Why experience matters in Wake County

In fast-moving markets, the difference between closing and starting over often comes down to preparation and clear terms. A thoughtful appraisal-gap plan gives the seller confidence and protects you from surprises. With up-to-date comps, tight timelines, and clear communication with your lender, you can write stronger offers and negotiate better outcomes.

If you want a tailored strategy for your situation, along with neighborhood-level pricing guidance and steady negotiation, let’s talk. Unknown Company — Let’s Connect. Request a complimentary market valuation.

FAQs

What is an appraisal gap in Wake County?

  • It is the difference when your contract price is higher than the appraised value. The lender bases the loan on the appraisal, which can create a cash shortfall or trigger renegotiation.

How can Raleigh buyers limit appraisal risk?

  • Use a capped appraisal-gap clause, confirm lender limits early, prepare strong comps, and set a firm walk-away number. Avoid a full waiver unless you can cover the entire gap in cash.

What can sellers do if the appraisal is low?

  • Options include reducing price, offering a seller credit within loan program limits, splitting the difference, requesting a reconsideration of value, or relisting if allowed by the contract.

How fast do I need to act after a low appraisal?

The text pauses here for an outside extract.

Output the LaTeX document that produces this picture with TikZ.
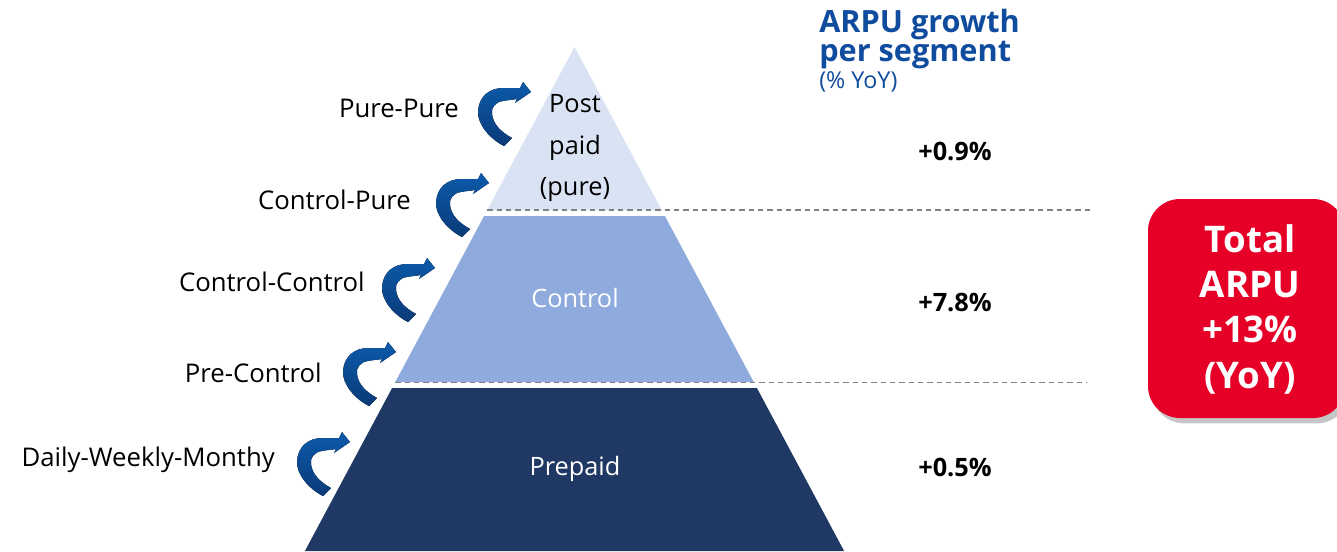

  • Move immediately. Reconsideration requests and negotiations are driven by your contract deadlines and lender procedures. Your due diligence period is critical in North Carolina.

Can agents talk to the appraiser in Raleigh?

  • Yes, agents can provide factual data, comps, and documentation. They cannot pressure the appraiser’s conclusion. Appraiser independence and professional standards apply.